### [Problem details]
Return, without pictures, the lines from the start of the data through the one that contains "-1.82e5, -1.97e5, -2.04e5];".

:::::

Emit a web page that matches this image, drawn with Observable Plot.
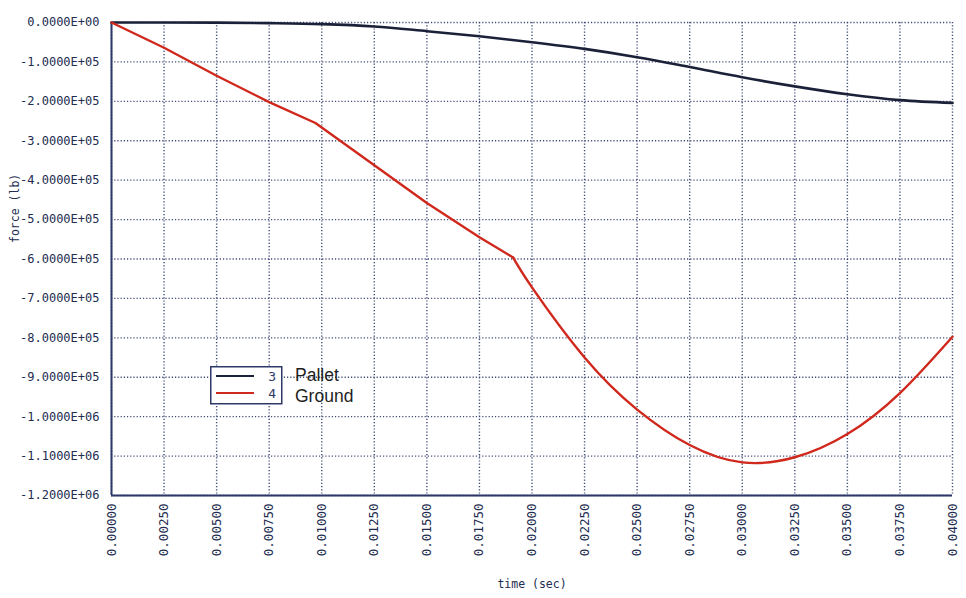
<!DOCTYPE html>
<html>
<head>
<meta charset="utf-8">
<script src="https://cdn.jsdelivr.net/npm/d3@7"></script>
<script src="https://cdn.jsdelivr.net/npm/@observablehq/plot@0.6"></script>
<style>
  body { margin: 0; background: #fff; }
  #chart { position: relative; width: 966px; height: 598px; background: #fff; }
  #legend { position: absolute; left: 210px; top: 366px; }
</style>
</head>
<body>
<div id="chart"></div>
<script>
// Node 3 (pallet) force history
const palletTime  = [0, 0.0025, 0.005, 0.0075, 0.01, 0.0125, 0.015, 0.0175, 0.02, 0.0225, 0.025, 0.0275, 0.03, 0.0325, 0.035, 0.0375, 0.04];
const palletForce = [0, 0, -0.003e5, -0.015e5, -0.04e5, -0.1e5, -0.22e5, -0.35e5, -0.5e5, -0.67e5, -0.88e5, -1.13e5, -1.39e5, -1.62e5, -1.82e5, -1.97e5, -2.04e5];

// Node 4 (ground) force history
const groundTime  = [0, 0.0025, 0.005, 0.0075, 0.0097, 0.0125, 0.015, 0.0175, 0.0191, 0.02, 0.0225, 0.025, 0.0275, 0.03, 0.0325, 0.035, 0.0375, 0.04];
const groundForce = [0, -0.64e5, -1.35e5, -2.02e5, -2.55e5, -3.62e5, -4.58e5, -5.45e5, -5.96e5, -6.72e5, -8.5e5, -9.82e5, -10.72e5, -11.16e5, -11.03e5, -10.44e5, -9.4e5, -7.97e5];
// time of the second slope break, after which the ground force curves smoothly
const groundBreak = 0.0191;

// Axis ticks
const xTicks = [0, 0.0025, 0.005, 0.0075, 0.01, 0.0125, 0.015, 0.0175, 0.02, 0.0225, 0.025, 0.0275, 0.03, 0.0325, 0.035, 0.0375, 0.04];
const yTicks = [0, -1e5, -2e5, -3e5, -4e5, -5e5, -6e5, -7e5, -8e5, -9e5, -1e6, -1.1e6, -1.2e6];

// Legend entries
const seriesIds    = ["3", "4"];
const seriesNames  = ["Pallet", "Ground"];
const seriesColors = ["#1b2138", "#d0281c"];

const pallet = palletTime.map((t, i) => ({t, f: palletForce[i]}));
const ground = groundTime.map((t, i) => ({t, f: groundForce[i]}));
const groundPiecewise = ground.filter(d => d.t <= groundBreak);
const groundSmooth = ground.filter(d => d.t >= groundBreak);

// Fortran-style scientific label: -1.0000E+05
function sci(v) {
  const [m, e] = v.toExponential(4).toUpperCase().split("E");
  return m + "E" + e[0] + e.slice(1).padStart(2, "0");
}

const navy = "#2c3868";
const mono = "'DejaVu Sans Mono', monospace";

const chart = Plot.plot({
  width: 966,
  height: 598,
  marginLeft: 111,
  marginRight: 14,
  marginTop: 22,
  marginBottom: 103,
  style: { background: "#fff", fontFamily: mono },
  x: { domain: [0, 0.04] },
  y: { domain: [-1.2e6, 0] },
  marks: [
    Plot.gridX(xTicks, { stroke: navy, strokeOpacity: 0.9, strokeWidth: 1.4, strokeDasharray: "1.2,2" }),
    Plot.gridY(yTicks, { stroke: navy, strokeOpacity: 0.9, strokeWidth: 1.4, strokeDasharray: "1.2,2" }),
    Plot.ruleX([0], { stroke: navy, strokeWidth: 2 }),
    Plot.ruleY([-1.2e6], { stroke: navy, strokeWidth: 2 }),
    Plot.axisY(yTicks, {
      tickSize: 0, tickPadding: 12, tickFormat: sci,
      fontSize: 12, fill: "#222c50", label: null
    }),
    Plot.axisX(xTicks, {
      tickSize: 0, tickPadding: 8, tickRotate: -90, tickFormat: d => d.toFixed(5),
      fontSize: 12.5, fill: "#222c50", label: null,
      style: { letterSpacing: "1.4px" }
    }),
    Plot.text(["time (sec)"], { frameAnchor: "bottom", dy: 92, fontSize: 11.5, fill: "#222c50" }),
    Plot.text(["force (lb)"], { frameAnchor: "left", rotate: -90, dx: -96, dy: -16, fontSize: 11.5, fill: "#222c50" }),
    Plot.line(pallet, { x: "t", y: "f", stroke: seriesColors[0], strokeWidth: 2.6, curve: "monotone-x" }),
    Plot.line(groundPiecewise, { x: "t", y: "f", stroke: seriesColors[1], strokeWidth: 2.4, curve: "linear" }),
    Plot.line(groundSmooth, { x: "t", y: "f", stroke: seriesColors[1], strokeWidth: 2.4, curve: "natural" })
  ]
});

const root = document.getElementById("chart");
root.appendChild(chart);

// Legend box with line samples, node ids, and names beside it
const legend = d3.select(root).append("div").attr("id", "legend");
const lsvg = legend.append("svg")
  .attr("width", 180).attr("height", 42)
  .style("overflow", "visible");
lsvg.append("rect")
  .attr("x", 0.75).attr("y", 0.75).attr("width", 71).attr("height", 37)
  .attr("fill", "#fff").attr("stroke", navy).attr("stroke-width", 1.5);
seriesIds.forEach((id, i) => {
  const y = 10 + i * 17;
  lsvg.append("line")
    .attr("x1", 6).attr("x2", 44).attr("y1", y).attr("y2", y)
    .attr("stroke", seriesColors[i]).attr("stroke-width", 2);
  lsvg.append("text")
    .attr("x", 66).attr("y", y + 4.5).attr("text-anchor", "end")
    .attr("font-family", mono).attr("font-size", 13).attr("fill", navy)
    .text(id);
  lsvg.append("text")
    .attr("x", 85).attr("y", 15 + i * 21)
    .attr("font-family", "'Liberation Sans', Arial, sans-serif").attr("font-size", 17.5).attr("fill", "#1e1e1e")
    .text(seriesNames[i]);
});
</script>
</body>
</html>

:::::

### [Solution to the exercise]
Emit a web page that matches this image, drawn with Observable Plot.
<!DOCTYPE html>
<html>
<head>
<meta charset="utf-8">
<script src="https://cdn.jsdelivr.net/npm/d3@7"></script>
<script src="https://cdn.jsdelivr.net/npm/@observablehq/plot@0.6"></script>
<style>
  body { margin: 0; background: #fff; }
  #chart { position: relative; width: 966px; height: 598px; background: #fff; }
  #legend { position: absolute; left: 210px; top: 366px; }
</style>
</head>
<body>
<div id="chart"></div>
<script>
// Node 3 (pallet) force history
const palletTime  = [0, 0.0025, 0.005, 0.0075, 0.01, 0.0125, 0.015, 0.0175, 0.02, 0.0225, 0.025, 0.0275, 0.03, 0.0325, 0.035, 0.0375, 0.04];
const palletForce = [0, 0, -0.003e5, -0.015e5, -0.04e5, -0.1e5, -0.22e5, -0.35e5, -0.5e5, -0.67e5, -0.88e5, -1.13e5, -1.39e5, -1.62e5, -1.82e5, -1.97e5, -2.04e5];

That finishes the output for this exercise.